The Music Network (TMN) is an Australian music magazine launched as a in 1994 by John Woodruff. It was printed weekly until March 2013, when it went fully online. In 2017 it was acquired by Jake Challenor, who served as its publisher and editor. In February 2022 The Music Network was acquired by The Brag Media, which was subsequently acquired by Vinyl Group in January 2024.

== History ==
The Music Network was founded by John Woodruff in May 1994, initially as a paper-based publication for the Australian music industry. This included record labels, media networks, music and DVD retailers, radio and television programmers and music directors, sales representatives, artist managers, music publishers and concert promoters.

In January 2009, the magazine was sold to the music marketing and publishing group Peer Group Media, which is under the ownership of Adam Zammit, who replaced Woodruff as the new owner of The Music Network.

After the sale, its website re-launched on 8 June 2009, with a new design, logo and layout, under managing editor Jade Harley. In March 2009, former Future Entertainment general manager Jade Harley, became the magazine's new managing editor. In September of that year it was publishing the "TopSwaps" chart, which monitored the number of songs downloaded from file-sharing sites each week.

TMN printed a total of 927 issues before the magazine ceasing to print their weekly magazine in March 2013, going fully online. However owners Peer Group Media continued to print Sydney street magazine The Brag at that time.

In 2017, TMN was acquired by Jake Challenor, who served as its publisher and editor.

In 2019 The Music Network began operating the "TMN Country Hot 50" chart in co-operation with Radio Monitor. The chart included airplay data and published a new chart every Friday morning. This replaced the previous "TMN Country Airplay Chart", and is "the most comprehensive country airplay chart in the history of Australian radio".

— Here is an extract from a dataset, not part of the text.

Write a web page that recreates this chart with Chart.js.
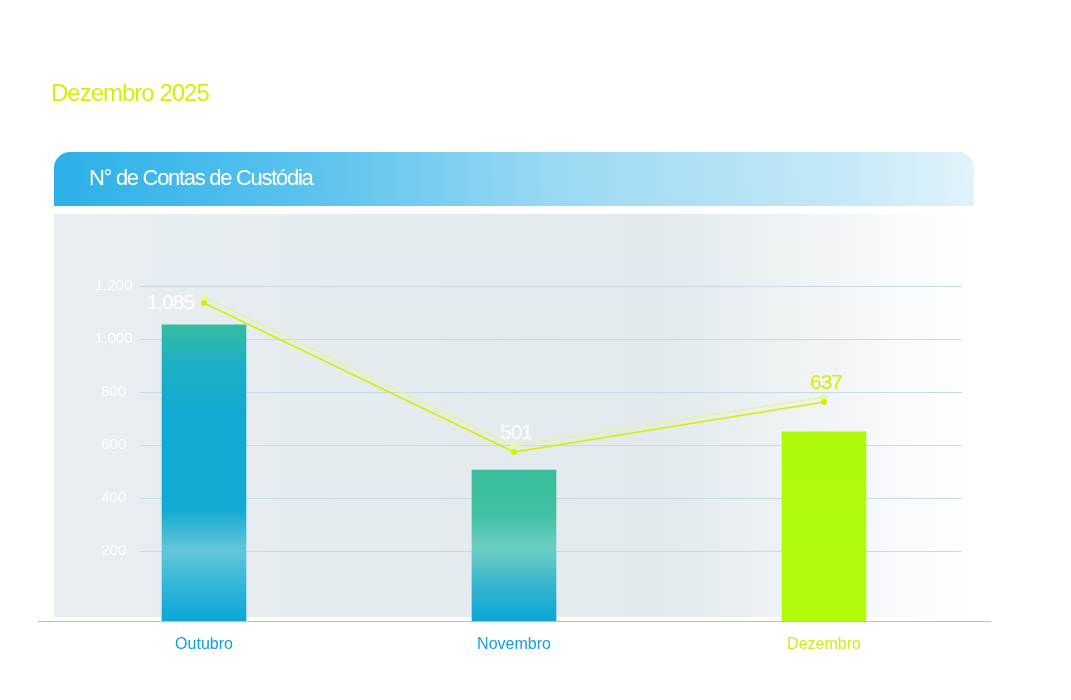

In February 2022, The Brag Media purchased TMN, with Challenor joining The Brag Media as executive editor, B2B. In February 2023 Challenor departed Brag and set up a new PR agency, Sound Story.

In January 2024, Vinyl Group acquired The Music Network as part of its acquisition of The Brag Media.

== Content ==
The Music Network features the latest music news, radio airplay charts and statistics, music sales data for both physical and digital releases, tour and live event information, interviews with local and international artists, as well as information on new singles released to Australian radio, retail and other media outlets. It includes news, interviews, employment opportunities, future trends, and opinion pieces.